I do like the idea of universal service, though I think there are lots of ways our youth could serve, and grow, without serving in the military. But I think we should look to incentivize the many opportunities that already exist as voluntary programs. Want a Pell Grant, Scholarship, financial aid, etc? Serve your community in some way first. The military is not a panacea for a lack of parenting, nor a guarantee of selfless governance if only more politicians served.

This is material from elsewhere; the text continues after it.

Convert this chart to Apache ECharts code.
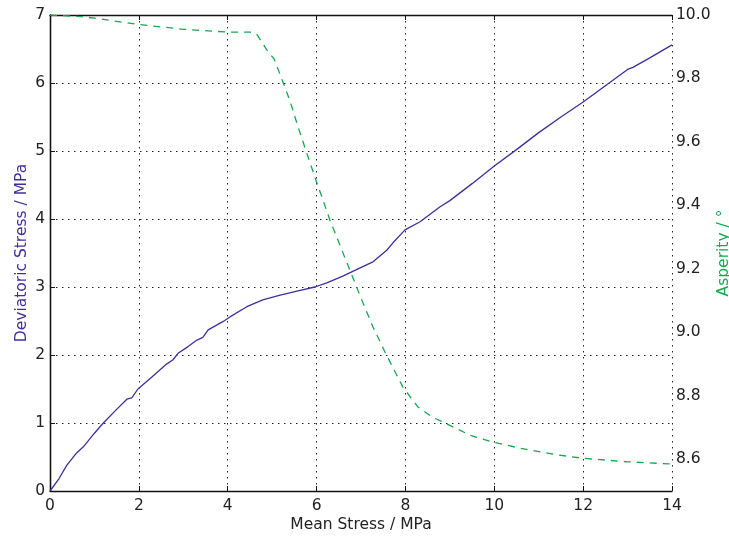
<!DOCTYPE html>
<html>
<head>
<meta charset="utf-8">
<script src="https://cdn.jsdelivr.net/npm/echarts@6/dist/echarts.min.js"></script>
<style>
  html, body { margin: 0; padding: 0; background: #fff; }
  #chart { width: 729px; height: 540px; }
</style>
</head>
<body>
<div id="chart"></div>
<script>
// values
const stressX = [0, 0.2, 0.38, 0.6, 0.75, 1.0, 1.2, 1.5, 1.73, 1.84, 1.98, 2.3, 2.63, 2.77, 2.89, 3.1, 3.31, 3.44, 3.56, 3.89, 4.05, 4.43, 4.79, 5.18, 5.56, 5.96, 6.23, 6.59, 6.98, 7.27, 7.58, 7.72, 7.99, 8.33, 8.78, 9.0, 9.5, 10, 10.5, 11, 11.5, 12, 12.5, 13, 13.12, 13.5, 14];
const deviatoric = [0, 0.18, 0.38, 0.56, 0.65, 0.85, 1.0, 1.2, 1.35, 1.37, 1.5, 1.68, 1.87, 1.93, 2.03, 2.12, 2.22, 2.26, 2.37, 2.49, 2.56, 2.71, 2.81, 2.88, 2.94, 3.0, 3.06, 3.16, 3.28, 3.37, 3.54, 3.65, 3.84, 3.96, 4.18, 4.27, 4.52, 4.78, 5.02, 5.27, 5.5, 5.72, 5.96, 6.2, 6.23, 6.37, 6.56];

const asperityX = [0, 0.7, 1, 2, 3, 4, 4.5, 4.65, 4.88, 5.05, 5.4, 5.6, 5.96, 6.3, 6.98, 7.27, 7.54, 7.94, 8.28, 8.6, 8.94, 9.45, 9.97, 10.58, 11.32, 12, 13, 14];
const asperity = [10.0, 9.995, 9.99, 9.97, 9.955, 9.946, 9.946, 9.94, 9.89, 9.86, 9.73, 9.64, 9.49, 9.354, 9.115, 9.017, 8.938, 8.828, 8.765, 8.733, 8.711, 8.676, 8.654, 8.635, 8.616, 8.603, 8.592, 8.585];

const blue = "#3f2f9c";
const green = "#16a84f";
const font = "DejaVu Sans";

const chart = echarts.init(document.getElementById("chart"));

const gridLine = {
  show: true,
  lineStyle: { color: "#222", width: 1, type: [1.5, 4.5] },
};

const option = {
  animation: false,
  grid: { left: 50, right: 57, top: 15, bottom: 49, outerBoundsMode: "none", containLabel: false },
  xAxis: [
    {
      type: "value",
      min: 0,
      max: 14,
      interval: 2,
      name: "Mean Stress / MPa",
      nameLocation: "middle",
      nameGap: 26,
      nameMoveOverlap: false,
      nameTextStyle: { fontFamily: font, fontSize: 15.5, color: "#222" },
      axisLine: { lineStyle: { color: "#111", width: 1.3 } },
      axisTick: { inside: true, length: 5, lineStyle: { color: "#111" } },
      axisLabel: { fontFamily: font, fontSize: 15.5, color: "#222", margin: 7 },
      splitLine: gridLine,
    },
    {
      type: "value",
      position: "top",
      min: 0,
      max: 14,
      interval: 2,
      axisLine: { lineStyle: { color: "#111", width: 1.3 } },
      axisTick: { inside: true, length: 5, lineStyle: { color: "#111" } },
      axisLabel: { show: false },
      splitLine: { show: false },
    },
  ],
  yAxis: [
    {
      type: "value",
      min: 0,
      max: 7,
      interval: 1,
      name: "Deviatoric Stress / MPa",
      nameLocation: "middle",
      nameGap: 20,
      nameMoveOverlap: false,
      nameTextStyle: { fontFamily: font, fontSize: 15.5, color: blue },
      axisLine: { show: true, lineStyle: { color: "#111", width: 1.3 } },
      axisTick: { show: true, inside: true, length: 5, lineStyle: { color: "#111" } },
      axisLabel: { fontFamily: font, fontSize: 15.5, color: "#222", margin: 5 },
      splitLine: gridLine,
    },
    {
      type: "value",
      position: "right",
      min: 8.5,
      max: 10.0,
      splitNumber: 7,
      name: "Asperity / °",
      nameLocation: "middle",
      nameRotate: 90,
      nameGap: 44,
      nameMoveOverlap: false,
      nameTextStyle: { fontFamily: font, fontSize: 15.5, color: green },
      axisLine: { show: true, lineStyle: { color: "#111", width: 1.3 } },
      // ticks of this axis end up on the left spine in this build, so they stay off
      axisTick: { show: false },
      axisLabel: {
        fontFamily: font,
        fontSize: 15.5,
        color: "#222",
        margin: 4,
        showMinLabel: false,
        formatter: (v) => v.toFixed(1),
      },
      splitLine: { show: false },
    },
  ],
  series: [
    {
      name: "Deviatoric Stress",
      type: "line",
      xAxisIndex: 0,
      yAxisIndex: 0,
      showSymbol: false,
      data: stressX.map((x, i) => [x, deviatoric[i]]),
      lineStyle: { color: blue, width: 1.3 },
      itemStyle: { color: blue },
      z: 3,
    },
    {
      name: "Asperity",
      type: "line",
      xAxisIndex: 0,
      yAxisIndex: 1,
      showSymbol: false,
      data: asperityX.map((x, i) => [x, asperity[i]]),
      lineStyle: { color: green, width: 1.3, type: [7, 6] },
      itemStyle: { color: green },
      z: 3,
    },
  ],
};

chart.setOption(option);
</script>
</body>
</html>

Finally, I wish journalists would stop making asinine comparisons with the U.S. and countries like Switzerland. I love Switzerland, I even have a Swiss Army knife somewhere – but we should try universal service because it works for the Swiss? Please! Their motto, loosely translated: “No Von ever attacks us, ve are too busy getting rich holding everyone’s money.” That’s about as silly as comparing us to the Finns in education, but that’s a whole ‘nuther discussion.
David
I know this is an older post, but I am going to add the it anyway. Additionally, everyone needs to realize that what works for smaller nations will not work for the US. We have a population that is due to tople the 320 million mark soon if it hasn’t already and our view on wealth and health is different than these other nations. People complain about our tax system when most of us get something back at the end of the year and this barely funds our government operations and pays for the interest on our huge government debt, where-as in many EU nations that we like to be compared to the tax rates for income are in the 25-50% range. The American populace would never support this even if it met all the needs that they feel the Government should provide for them.
L
Israel has mandatory service for everyone, they certainly are more like us than the Swiss!! Korea also has mandatory service.